What is your favorite place to visit? What do you love about that place?G: I’ve been blessed to travel the U.S. extensively, and also around the world. I’ve been to new Zealand and Australia, S. Korea and Japan. the Netherlands, and as far north in Canada as the Yukon Territory. My favorite was two weeks in Paris. It’s just such an amazingly beautiful place, and I find the people to be discrete and classy. Not the snobby stereotype they have here.
What is your suggestion for families of children with disabilities to empower their children?G: The people I know with disabilities since childhood were treated equally as full members of their families, and not raised to think of themselves as “different.” That meant that their families didn’t try to “protect” them from having responsibilities or having to do things for themselves. It’s the families who “take care of” their children with disabilities who harm them profoundly by denying them the opportunity to develop as whole independent people.
What tips/advice do you have for those in our community who are interested in becoming an author?G: Write. It’s a craft. You have to do it to get good at it. Over time, your first drafts will get better, you’ll stop using wasted wordage like “as a matter of fact” and the like. And you’ll get better at creating the natural “flow" of whatever it is you’re expressing. And then there’s luck. My first book, Life On Wheels, came about thanks to an editor who reached out to me because she liked the way I wrote. A year later I had a signed contract. Having good editors is a big help. The woman who supported my process with Life On Wheels helped me evolve in very important ways. Likewise the editors I’ve worked with at New Mobility magazine made a big difference in my evolution. Writing as a journalist really makes you get better. When you have to write on a deadline to a work count, you learn you to not waste words, get to your point, and make it efficiently.

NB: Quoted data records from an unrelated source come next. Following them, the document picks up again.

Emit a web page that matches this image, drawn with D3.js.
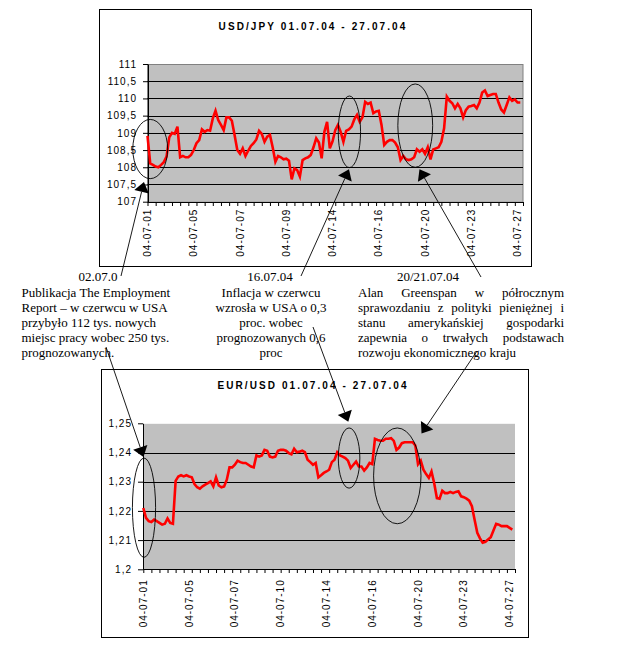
<!DOCTYPE html>
<html>
<head>
<meta charset="utf-8">
<script src="https://cdn.jsdelivr.net/npm/d3@7"></script>
<style>
body { margin: 0; background: #fff; }
svg { display: block; }
</style>
</head>
<body>
<svg id="chart" width="618" height="668"></svg>
<script>
// USD/JPY, one value per category slot
var usdJpy = [
	108.91, 108.11, 108.07, 108.02, 108.00, 108.07, 108.15, 108.31, 108.87, 109.00,
	108.97, 109.18, 108.29, 108.33, 108.29, 108.29, 108.36, 108.50, 108.70, 108.79,
	109.10, 109.03, 109.08, 109.06, 109.42, 109.64, 109.37, 109.23, 109.08, 109.45,
	109.45, 109.35, 108.94, 108.50, 108.39, 108.55, 108.33, 108.48, 108.62, 108.70,
	108.81, 109.06, 108.97, 108.74, 108.89, 108.94, 108.58, 108.16, 108.33, 108.29,
	108.23, 108.25, 108.19, 107.65, 107.97, 107.92, 107.73, 108.21, 108.26, 108.29,
	108.36, 108.58, 108.84, 108.72, 108.26, 109.03, 109.32, 108.55, 108.75, 109.08,
	109.23, 109.03, 108.74, 109.06, 109.10, 109.18, 109.39, 109.52, 109.32, 109.45,
	109.90, 109.84, 109.88, 109.57, 109.62, 109.64, 109.23, 108.65, 108.74, 108.79,
	108.79, 108.72, 108.58, 108.21, 108.33, 108.23, 108.21, 108.23, 108.29, 108.52,
	108.45, 108.52, 108.39, 108.58, 108.23, 108.52, 108.55, 108.58, 108.74, 109.13,
	110.05, 109.93, 109.86, 109.71, 109.84, 109.71, 109.45, 109.66, 109.76, 109.78,
	109.81, 109.71, 109.88, 110.17, 110.23, 110.07, 110.10, 110.13, 110.13, 109.88,
	109.68, 109.59, 109.81, 110.03, 109.93, 109.97, 109.88, 109.88
];

// EUR/USD
var eurUsd = [
	1.2210, 1.2176, 1.2165, 1.2162, 1.2170, 1.2165, 1.2159, 1.2153, 1.2156, 1.2174,
	1.2159, 1.2156, 1.2303, 1.2318, 1.2322, 1.2318, 1.2322, 1.2318, 1.2315, 1.2292,
	1.2281, 1.2276, 1.2284, 1.2290, 1.2295, 1.2301, 1.2284, 1.2315, 1.2287, 1.2281,
	1.2284, 1.2307, 1.2349, 1.2349, 1.2358, 1.2372, 1.2367, 1.2364, 1.2364, 1.2358,
	1.2352, 1.2349, 1.2390, 1.2386, 1.2390, 1.2409, 1.2406, 1.2386, 1.2383, 1.2386,
	1.2406, 1.2409, 1.2409, 1.2406, 1.2398, 1.2394, 1.2413, 1.2401, 1.2403, 1.2406,
	1.2401, 1.2375, 1.2367, 1.2358, 1.2364, 1.2315, 1.2322, 1.2330, 1.2335, 1.2341,
	1.2367, 1.2375, 1.2401, 1.2390, 1.2386, 1.2381, 1.2372, 1.2347, 1.2358, 1.2369,
	1.2352, 1.2352, 1.2338, 1.2349, 1.2364, 1.2360, 1.2447, 1.2443, 1.2440, 1.2440,
	1.2447, 1.2447, 1.2449, 1.2440, 1.2409, 1.2417, 1.2432, 1.2435, 1.2435, 1.2435,
	1.2435, 1.2424, 1.2360, 1.2372, 1.2341, 1.2326, 1.2313, 1.2335, 1.2295, 1.2244,
	1.2242, 1.2269, 1.2261, 1.2261, 1.2265, 1.2261, 1.2265, 1.2267, 1.2250, 1.2247,
	1.2242, 1.2235, 1.2216, 1.2170, 1.2125, 1.2106, 1.2091, 1.2094, 1.2102, 1.2110,
	1.2133, 1.2156, 1.2153, 1.2148, 1.2148, 1.2148, 1.2142, 1.2136
];

var topDates = ["04-07-01", "04-07-05", "04-07-07", "04-07-09", "04-07-14", "04-07-16", "04-07-20", "04-07-23", "04-07-27"];
var bottomDates = ["04-07-01", "04-07-05", "04-07-07", "04-07-10", "04-07-14", "04-07-16", "04-07-20", "04-07-23", "04-07-27"];
var topTicks = [107, 107.5, 108, 108.5, 109, 109.5, 110, 110.5, 111];
var bottomTicks = [1.2, 1.21, 1.22, 1.23, 1.24, 1.25];

var topTitle = "USD/JPY 01.07.04 - 27.07.04";
var bottomTitle = "EUR/USD 01.07.04 - 27.07.04";

// ellipses: centre (slot, value), radii (slots, value units)
var topRings = [[1.0, 108.53, 6.4, 0.86], [74.2, 109.03, 4.1, 1.04], [98.4, 109.21, 6.4, 1.21]];
var bottomRings = [[0.26, 1.2211, 4.3, 0.0170], [76.4, 1.2381, 4.0, 0.0103], [94.3, 1.2320, 8.8, 0.0164]];

// arrow tips in chart coordinates (slot, value)
var topTips = [[-1.3, 107.57], [74.05, 107.94], [99.96, 107.94]];
var bottomTips = [[0.07, 1.2385], [76.1, 1.2505], [103.3, 1.2465]];

var noteDates = ["02.07.0", "16.07.04", "20/21.07.04"];
var note1 = ["Publikacja The Employment", "Report \u2013 w czerwcu w USA", "przybyło 112 tys. nowych", "miejsc pracy wobec 250 tys.", "prognozowanych."];
var note2 = ["Inflacja w czerwcu", "wzrosła w USA o 0,3", "proc. wobec", "prognozowanych 0,6", "proc"];
var note3 = ["Alan Greenspan w półrocznym", "sprawozdaniu z polityki pieniężnej i", "stanu amerykańskiej gospodarki", "zapewnia o trwałych podstawach", "rozwoju ekonomicznego kraju"];

var slots = 138, tickEvery = 3, labelEvery = 17;

var svg = d3.select("#chart");
var axisFont = "Arial, 'Liberation Sans', sans-serif";
var noteFont = "'Times New Roman', 'Liberation Serif', serif";

function fmt(d) {
	return String(d).replace(".", ",");
}

function drawChart(cfg, values, ticks, dates, title, rings) {
	var g = svg.append("g");
	var p = cfg.plot;

	g.append("rect")
		.attr("x", cfg.frame[0] + 0.5).attr("y", cfg.frame[1] + 0.5)
		.attr("width", cfg.frame[2] - cfg.frame[0]).attr("height", cfg.frame[3] - cfg.frame[1])
		.attr("fill", "#fff").attr("stroke", "#000");

	var x = d3.scaleLinear().domain([0, slots]).range([p[0], p[2]]);
	var y = d3.scaleLinear().domain([ticks[0], ticks[ticks.length - 1]]).range([p[3], p[1]]);

	g.append("rect")
		.attr("x", p[0]).attr("y", p[1] + 0.5)
		.attr("width", p[2] - p[0]).attr("height", p[3] - p[1])
		.attr("fill", "#c0c0c0")
		.attr("stroke", cfg.border ? "#808080" : "none");

	g.append("g").selectAll("line")
		.data(ticks.slice(1, -1))
		.join("line")
		.attr("x1", p[0]).attr("x2", p[2])
		.attr("y1", function(d) { return Math.round(y(d)) + 0.5; })
		.attr("y2", function(d) { return Math.round(y(d)) + 0.5; })
		.attr("stroke", "#000");

	var yAxis = g.append("g")
		.attr("transform", "translate(" + Math.round(p[0]) + ",0)")
		.call(d3.axisLeft(y).tickValues(ticks).tickSize(5).tickPadding(6).tickSizeOuter(0).tickFormat(fmt));

	var xAxis = g.append("g")
		.attr("transform", "translate(0," + Math.round(p[3]) + ")")
		.call(d3.axisBottom(x).tickValues(d3.range(0, slots + 1, tickEvery)).tickSize(4).tickSizeOuter(0).tickFormat(""));

	[yAxis, xAxis].forEach(function(a) {
		a.selectAll("path, line").attr("stroke", "#000");
	});
	yAxis.selectAll("text")
		.attr("font-family", axisFont).attr("font-size", 10)
		.attr("letter-spacing", 1).attr("fill", "#000");

	g.append("g").selectAll("text")
		.data(dates)
		.join("text")
		.attr("transform", function(d, i) {
			return "translate(" + x(i * labelEvery) + "," + (p[3] + cfg.labelGap) + ") rotate(-90)";
		})
		.attr("dy", "0.35em")
		.attr("text-anchor", "end")
		.attr("font-family", axisFont).attr("font-size", 10)
		.attr("letter-spacing", 1)
		.text(function(d) { return d; });

	var line = d3.line()
		.x(function(d, i) { return x(i); })
		.y(function(d) { return y(d); });

	g.append("path")
		.datum(values)
		.attr("d", line)
		.attr("fill", "none")
		.attr("stroke", "#ff0000")
		.attr("stroke-width", 2.6);

	g.append("g").selectAll("ellipse")
		.data(rings)
		.join("ellipse")
		.attr("cx", function(d) { return x(d[0]); })
		.attr("cy", function(d) { return y(d[1]); })
		.attr("rx", function(d) { return x(d[2]) - x(0); })
		.attr("ry", function(d) { return y(0) - y(d[3]); })
		.attr("fill", "none")
		.attr("stroke", "#000")
		.attr("stroke-width", 0.9);

	g.append("text")
		.attr("x", 313).attr("y", cfg.titleY)
		.attr("text-anchor", "middle")
		.attr("font-family", axisFont).attr("font-size", 10)
		.attr("font-weight", "bold")
		.attr("letter-spacing", 2.1)
		.text(title);

	return {x: x, y: y};
}

var topChart = drawChart(
	{frame: [99, 9, 531, 266], plot: [147.5, 64, 523, 201.7], titleY: 30, labelGap: 7, border: true},
	usdJpy, topTicks, topDates, topTitle, topRings);

var bottomChart = drawChart(
	{frame: [101, 369, 528, 637], plot: [143.3, 423.3, 515, 569.3], titleY: 389, labelGap: 10, border: false},
	eurUsd, bottomTicks, bottomDates, bottomTitle, bottomRings);

// notes under the top chart
var gNotes = svg.append("g")
	.attr("font-family", noteFont)
	.attr("font-size", 13)
	.attr("fill", "#000");

var dateX = [98, 270, 428];
noteDates.forEach(function(t, i) {
	gNotes.append("text").attr("x", dateX[i]).attr("y", 280.5)
		.attr("text-anchor", "middle").text(t);
});

note1.forEach(function(t, i) {
	gNotes.append("text").attr("x", 21.5).attr("y", 296.5 + i * 15).text(t);
});

note2.forEach(function(t, i) {
	gNotes.append("text").attr("x", 271).attr("y", 296.5 + i * 15)
		.attr("text-anchor", "middle").text(t);
});

// third note is justified between left and right edge, last line flush left
var jLeft = 358, jRight = 564;
note3.forEach(function(t, i) {
	var yy = 296.5 + i * 15;
	if (i == note3.length - 1) {
		gNotes.append("text").attr("x", jLeft).attr("y", yy).text(t);
		return;
	}
	var words = t.split(" ");
	var nodes = words.map(function(w) {
		return gNotes.append("text").attr("y", yy).text(w);
	});
	var widths = nodes.map(function(n) { return n.node().getComputedTextLength(); });
	var gap = (jRight - jLeft - d3.sum(widths)) / (words.length - 1);
	var cx = jLeft;
	nodes.forEach(function(n, k) {
		n.attr("x", cx);
		cx += widths[k] + gap;
	});
});

// arrows from the notes to the charts
var topTails = [[121, 276], [301, 276], [481, 277]];
var bottomTails = [[106, 347], [313, 327], [477, 351]];

function drawArrow(tail, tip) {
	var dx = tip[0] - tail[0], dy = tip[1] - tail[1];
	var len = Math.sqrt(dx * dx + dy * dy);
	var ux = dx / len, uy = dy / len;
	var bx = tip[0] - ux * 10, by = tip[1] - uy * 10;
	svg.append("line")
		.attr("x1", tail[0]).attr("y1", tail[1])
		.attr("x2", bx).attr("y2", by)
		.attr("stroke", "#000").attr("stroke-width", 0.9);
	svg.append("polygon")
		.attr("points", [
			[tip[0], tip[1]],
			[bx - uy * 7.5, by + ux * 7.5],
			[bx + uy * 7.5, by - ux * 7.5]
		].map(function(p) { return p.join(","); }).join(" "))
		.attr("fill", "#000");
}

topTips.forEach(function(t, i) {
	drawArrow(topTails[i], [topChart.x(t[0]), topChart.y(t[1])]);
});
bottomTips.forEach(function(t, i) {
	drawArrow(bottomTails[i], [bottomChart.x(t[0]), bottomChart.y(t[1])]);
});
</script>
</body>
</html>
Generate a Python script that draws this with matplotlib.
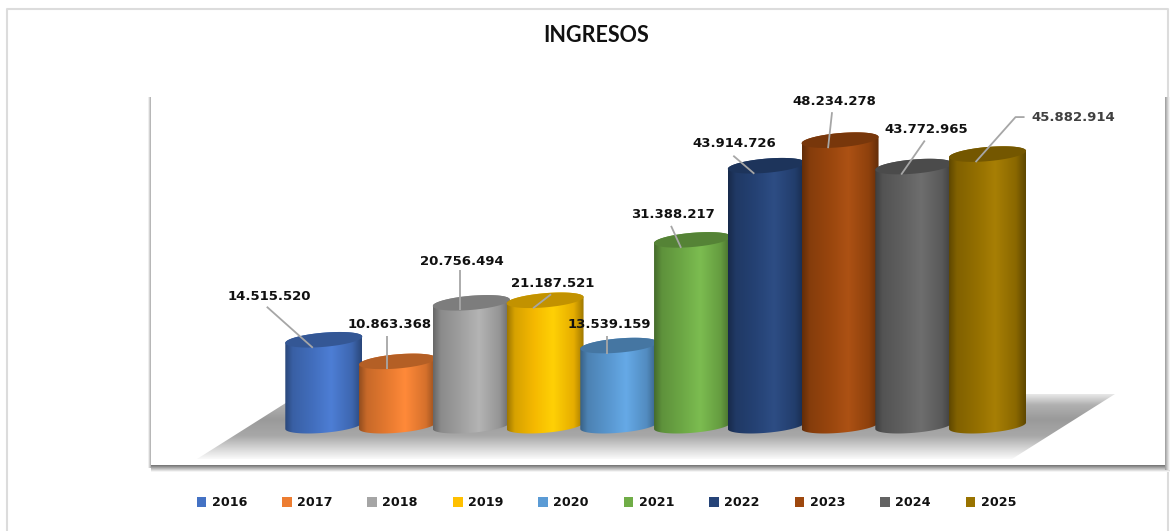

Any special message for our community?G: First and foremost: model to the world that you are able and wiling to take responsibility for your successes and failures like anybody else. Our goal is to accomplish a level field so we can pursue our potential and interests. The more society sees that we are just people with the same essential needs as everyone, then the more we will gain policy support for the things people need. Sufficient rehab, funding for prescription mobility equipment, accessible housing, and so much more are just a few remaining priorities of the modern disability movement. These are investments that foster everyone's independence. That’s a win for our civil rights, for our economy, and for our society and democracy as a whole.